Task statement: Starting at the top of the entries below, write out each line up to and including the one containing "(hl) at (10,147)". Leave the pictures out.

Source code of charts:
━━━━━━━━━━━━━━━━━━━━━━━━━━━━━━
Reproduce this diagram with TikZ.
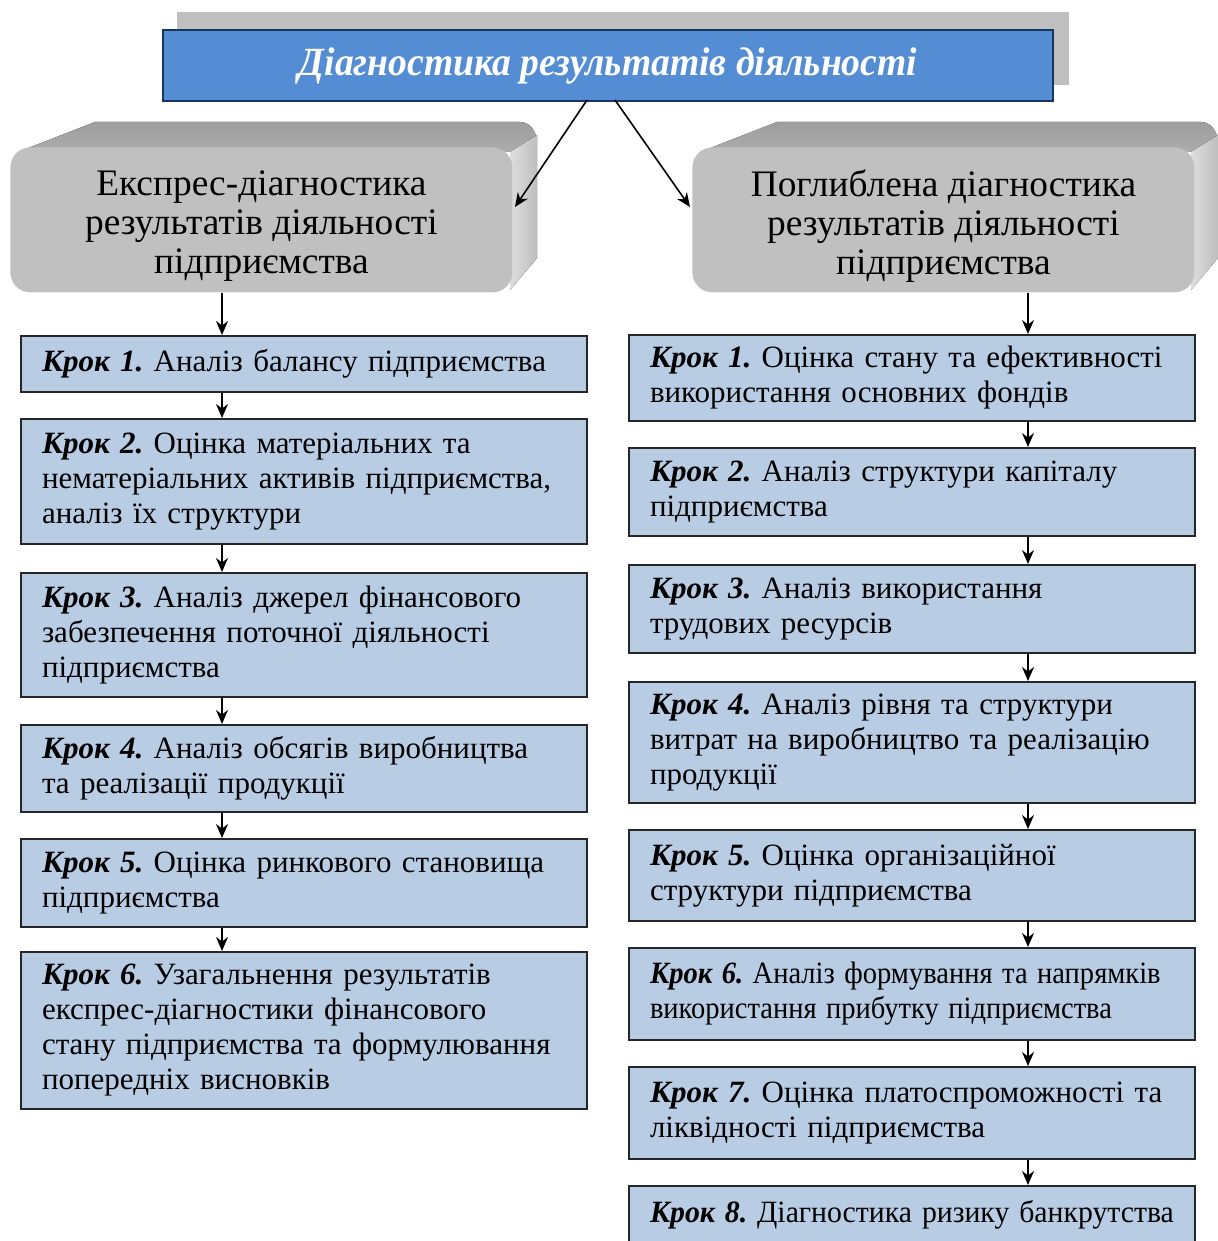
\documentclass[tikz,border=0pt]{standalone}
\usepackage{fontspec}
\setmainfont{Liberation Serif}
\usetikzlibrary{arrows.meta,calc}
\definecolor{bannerblue}{RGB}{84,141,212}
\definecolor{bannerborder}{RGB}{23,54,93}
\definecolor{stepfill}{RGB}{184,204,228}
\definecolor{topgray}{RGB}{158,158,158}
\definecolor{topgraylight}{RGB}{172,172,172}
\definecolor{frontgray}{RGB}{192,192,192}
\definecolor{sidegray}{RGB}{222,222,222}
\definecolor{sidegraydark}{RGB}{190,190,190}
\definecolor{shadowgray}{RGB}{191,191,191}
\newcommand\krok[1]{\textbf{\textit{Крок #1.}}}
\frenchspacing
\begin{document}
\begin{tikzpicture}[x=0.5pt,y=-0.5pt,
  stepbox/.style={draw=black!85, line width=1pt, fill=stepfill, anchor=north west,
    minimum width=283pt, text width=262pt, align=left, inner xsep=10.5pt, inner ysep=0pt,
    font=\fontsize{15.5}{17.5}\selectfont\frenchspacing},
  headbox/.style={fill=frontgray, rounded corners=10pt, anchor=north west,
    minimum width=251pt, minimum height=72.5pt, inner sep=0pt},
  headtext/.style={font=\fontsize{18.7}{19.5}\selectfont, align=center, yshift=-3pt},
  arr/.style={-{Stealth[length=7pt,width=6pt]}, line width=0.8pt},
  topface/.style={top color=topgray, bottom color=topgraylight},
  sideface/.style={left color=sidegray, right color=sidegraydark}
]
\useasboundingbox (0,0) rectangle (1218,1241);

% banner
\fill[shadowgray] (177,12) rectangle (1069,85);
\node[fill=bannerblue, draw=bannerborder, line width=1pt, anchor=north west,
  minimum width=445pt, minimum height=35.5pt, inner sep=0pt,
  text=white, font=\fontsize{20}{22}\selectfont\bfseries\itshape] (top) at (162,29)
  {\scalebox{0.94}[1]{Діагностика результатів діяльності}};

% left header 3D
\fill[topface] (18,152) -- (95,122) -- (520,122) to[out=0,in=100] (537,140) -- (512,152) -- cycle;
\fill[sideface] (510,152) -- (537,135) -- (537,258) -- (510,290) -- cycle;
\node[headbox, label={[headtext]center:Експрес-діагностика\\результатів діяльності\\підприємства}] (hl) at (10,147) {};

% right header 3D
\fill[topface] (700,152) -- (777,122) -- (1201,122) to[out=0,in=100] (1218,140) -- (1193,152) -- cycle;
\fill[sideface] (1191,152) -- (1218,135) -- (1218,258) -- (1191,290) -- cycle;
\node[headbox, label={[headtext]center:Поглиблена діагностика\\результатів діяльності\\підприємства}] (hr) at (692,147) {};

% diagonal arrows
\coordinate (ts1) at (587,100);
\coordinate (ts2) at (615,100);
\coordinate (le) at (515,207);
\coordinate (re) at (690,207);
\draw[arr] (ts1) -- (le);
\draw[arr] (ts2) -- (re);

% left column
\node[stepbox, minimum height=28pt] (l1) at (20,335)
  {\krok{1} Аналіз балансу підприємства};
\node[stepbox, minimum height=62.5pt] (l2) at (20,418)
  {\krok{2} Оцінка матеріальних та\\нематеріальних активів підприємства,\\аналіз їх структури};
\node[stepbox, minimum height=62pt] (l3) at (20,572)
  {\krok{3} Аналіз джерел фінансового\\забезпечення поточної діяльності\\підприємства};
\node[stepbox, minimum height=43.5pt] (l4) at (20,724)
  {\krok{4} Аналіз обсягів виробництва\\та реалізації продукції};
\node[stepbox, minimum height=44pt] (l5) at (20,838)
  {\krok{5} Оцінка ринкового становища\\підприємства};
\node[stepbox, minimum height=78.5pt] (l6) at (20,951)
  {\krok{6} Узагальнення результатів\\експрес-діагностики фінансового\\стану підприємства та формулювання\\попередніх висновків};

% right column
\node[stepbox, minimum height=43pt] (r1) at (628,334)
  {\krok{1} Оцінка стану та ефективності\\використання основних фондів};
\node[stepbox, minimum height=44pt] (r2) at (628,447)
  {\krok{2} Аналіз структури капіталу\\підприємства};
\node[stepbox, minimum height=44pt] (r3) at (628,564)
  {\krok{3} Аналіз використання\\трудових ресурсів};
\node[stepbox, minimum height=60.5pt] (r4) at (628,681)
  {\krok{4} Аналіз рівня та структури\\витрат на виробництво та реалізацію\\продукції};
\node[stepbox, minimum height=45.5pt] (r5) at (628,829)
  {\krok{5} Оцінка організаційної\\структури підприємства};
\node[stepbox, minimum height=46pt] (r6) at (628,947)
  {\scalebox{0.92}[1]{\krok{6} Аналіз формування та напрямків}\\\scalebox{0.92}[1]{використання прибутку підприємства}};
\node[stepbox, minimum height=46pt] (r7) at (628,1066)
  {\krok{7} Оцінка платоспроможності та\\ліквідності підприємства};
\node[stepbox, minimum height=29pt] (r8) at (628,1185)
  {\scalebox{0.96}[1]{\krok{8} Діагностика ризику банкрутства}};

% vertical arrows
\coordinate (lx) at (222,0);
\coordinate (rx) at (1028,0);
\draw[arr] (hl.south -| lx) -- (l1.north -| lx);
\draw[arr] (l1.south -| lx) -- (l2.north -| lx);
\draw[arr] (l2.south -| lx) -- (l3.north -| lx);
\draw[arr] (l3.south -| lx) -- (l4.north -| lx);
\draw[arr] (l4.south -| lx) -- (l5.north -| lx);
\draw[arr] (l5.south -| lx) -- (l6.north -| lx);
\draw[arr] (hr.south -| rx) -- (r1.north -| rx);
\draw[arr] (r1.south -| rx) -- (r2.north -| rx);
\draw[arr] (r2.south -| rx) -- (r3.north -| rx);
\draw[arr] (r3.south -| rx) -- (r4.north -| rx);
\draw[arr] (r4.south -| rx) -- (r5.north -| rx);
\draw[arr] (r5.south -| rx) -- (r6.north -| rx);
\draw[arr] (r6.south -| rx) -- (r7.north -| rx);
\draw[arr] (r7.south -| rx) -- (r8.north -| rx);
\end{tikzpicture}
\end{document}
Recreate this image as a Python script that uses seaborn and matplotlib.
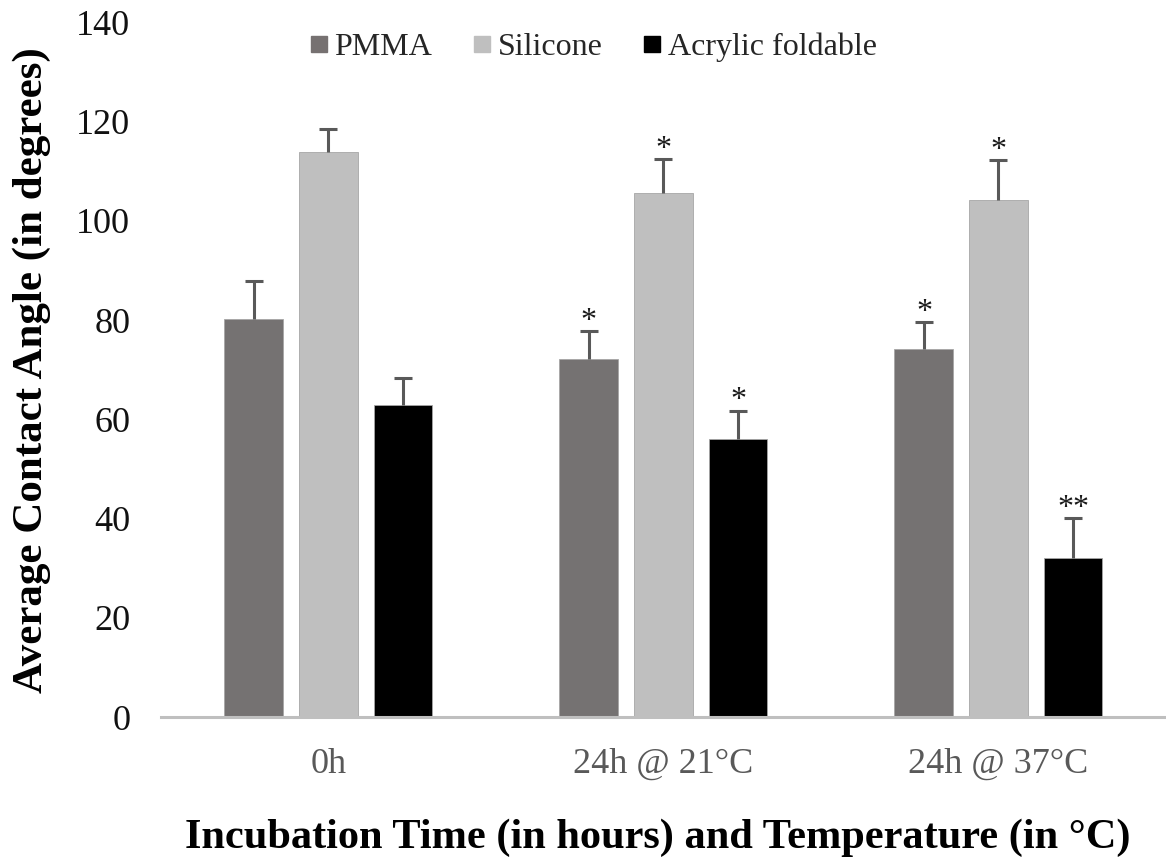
import matplotlib
matplotlib.use("Agg")
import matplotlib.pyplot as plt
from matplotlib.lines import Line2D
import seaborn as sns
import pandas as pd

# Data: mean contact angle and SD per lens material and condition
conditions = ["0h", "24h @ 21°C", "24h @ 37°C"]
materials = ["PMMA", "Silicone", "Acrylic foldable"]
pmma_mean = [80.3, 72.2, 74.2]
silicone_mean = [113.9, 105.6, 104.3]
acrylic_mean = [63.0, 56.0, 32.1]
pmma_sd = [7.5, 5.6, 5.4]
silicone_sd = [4.7, 6.8, 7.9]
acrylic_sd = [5.3, 5.8, 8.0]
pmma_sig = ["", "*", "*"]
silicone_sig = ["", "*", "*"]
acrylic_sig = ["", "*", "**"]

colors = ["#767171", "#bfbfbf", "#000000"]

means = [pmma_mean, silicone_mean, acrylic_mean]
sds = [pmma_sd, silicone_sd, acrylic_sd]
sigs = [pmma_sig, silicone_sig, acrylic_sig]

df = pd.DataFrame({
    "condition": [c for _ in materials for c in conditions],
    "material": [m for m in materials for _ in conditions],
    "angle": [v for vals in means for v in vals],
})

sns.set_theme(style="white")
plt.rcParams["font.family"] = ["Liberation Serif", "DejaVu Serif"]

fig = plt.figure(figsize=(11.66, 8.59), dpi=100)
ax = fig.add_axes([0.138, 0.165, 0.862, 0.809])

sns.barplot(data=df, x="condition", y="angle", hue="material",
            order=conditions, hue_order=materials, palette=colors,
            width=0.6675, gap=0.21, errorbar=None, ax=ax,
            edgecolor="#a6a6a6", linewidth=0.6, legend=False)

# Upper-only error bars and significance marks, placed on each drawn bar
for container, sd_vals, sig_vals in zip(ax.containers, sds, sigs):
    for bar, sd, sig in zip(container, sd_vals, sig_vals):
        xc = bar.get_x() + bar.get_width() / 2
        h = bar.get_height()
        _, caps, _ = ax.errorbar(xc, h, yerr=[[0], [sd]], fmt="none",
                                 ecolor="#595959", elinewidth=2.2,
                                 capsize=6.5, capthick=2.2, zorder=3)
        caps[0].set_visible(False)
        if sig:
            ax.text(xc, h + sd - 0.9, sig, ha="center", va="bottom",
                    fontsize=23, color="#1a1a1a")

ax.set_ylim(0, 140)
ax.set_xlim(-0.5, 2.5)
ax.set_yticks(range(0, 141, 20))
ax.tick_params(axis="y", labelsize=26, labelcolor="#111111", length=0, pad=22)
ax.tick_params(axis="x", labelsize=26, labelcolor="#595959", length=0, pad=22)

for side in ["top", "right", "left"]:
    ax.spines[side].set_visible(False)
ax.spines["bottom"].set_color("#bfbfbf")
ax.spines["bottom"].set_linewidth(2.2)

ax.set_xlabel("Incubation Time (in hours) and Temperature (in °C)",
              fontsize=30.5, fontweight="bold", color="#000000")
ax.xaxis.set_label_coords(0.494, -0.146)
ax.set_ylabel("Average Contact Angle (in degrees)",
              fontsize=31, fontweight="bold", color="#000000", labelpad=18)

handles = [Line2D([0], [0], marker="s", linestyle="none", markersize=11.5,
                  markerfacecolor=c, markeredgecolor=c) for c in colors]
fig.legend(handles, materials, loc="center", bbox_to_anchor=(0.508, 0.945),
           ncol=3, frameon=False, fontsize=23, handletextpad=0.15,
           columnspacing=1.2, handlelength=0.7)

fig.savefig("out.png", dpi=100)
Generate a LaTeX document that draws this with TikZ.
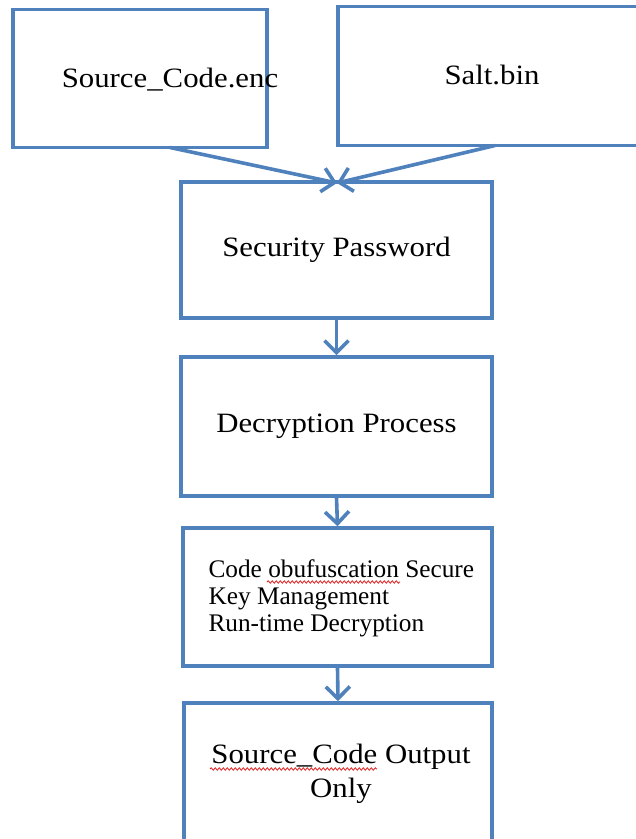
━━━━━━━━━━━━━━━━━━━━━━━━━━━━━━
Final answer:
Reproduce this diagram with TikZ.
\documentclass[tikz,border=0pt]{standalone}
\usepackage{fontspec}
\setmainfont{Liberation Serif}
\usetikzlibrary{arrows.meta,calc}
\definecolor{bannerblue}{RGB}{84,141,212}
\definecolor{bannerborder}{RGB}{23,54,93}
\definecolor{stepfill}{RGB}{184,204,228}
\definecolor{topgray}{RGB}{158,158,158}
\definecolor{topgraylight}{RGB}{172,172,172}
\definecolor{frontgray}{RGB}{192,192,192}
\definecolor{sidegray}{RGB}{222,222,222}
\definecolor{sidegraydark}{RGB}{190,190,190}
\definecolor{shadowgray}{RGB}{191,191,191}
\newcommand\krok[1]{\textbf{\textit{Крок #1.}}}
\frenchspacing
\begin{document}
\begin{tikzpicture}[x=0.5pt,y=-0.5pt,
  stepbox/.style={draw=black!85, line width=1pt, fill=stepfill, anchor=north west,
    minimum width=283pt, text width=262pt, align=left, inner xsep=10.5pt, inner ysep=0pt,
    font=\fontsize{15.5}{17.5}\selectfont\frenchspacing},
  headbox/.style={fill=frontgray, rounded corners=10pt, anchor=north west,
    minimum width=251pt, minimum height=72.5pt, inner sep=0pt},
  headtext/.style={font=\fontsize{18.7}{19.5}\selectfont, align=center, yshift=-3pt},
  arr/.style={-{Stealth[length=7pt,width=6pt]}, line width=0.8pt},
  topface/.style={top color=topgray, bottom color=topgraylight},
  sideface/.style={left color=sidegray, right color=sidegraydark}
]
\useasboundingbox (0,0) rectangle (1218,1241);

% banner
\fill[shadowgray] (177,12) rectangle (1069,85);
\node[fill=bannerblue, draw=bannerborder, line width=1pt, anchor=north west,
  minimum width=445pt, minimum height=35.5pt, inner sep=0pt,
  text=white, font=\fontsize{20}{22}\selectfont\bfseries\itshape] (top) at (162,29)
  {\scalebox{0.94}[1]{Діагностика результатів діяльності}};

% left header 3D
\fill[topface] (18,152) -- (95,122) -- (520,122) to[out=0,in=100] (537,140) -- (512,152) -- cycle;
\fill[sideface] (510,152) -- (537,135) -- (537,258) -- (510,290) -- cycle;
\node[headbox, label={[headtext]center:Експрес-діагностика\\результатів діяльності\\підприємства}] (hl) at (10,147) {};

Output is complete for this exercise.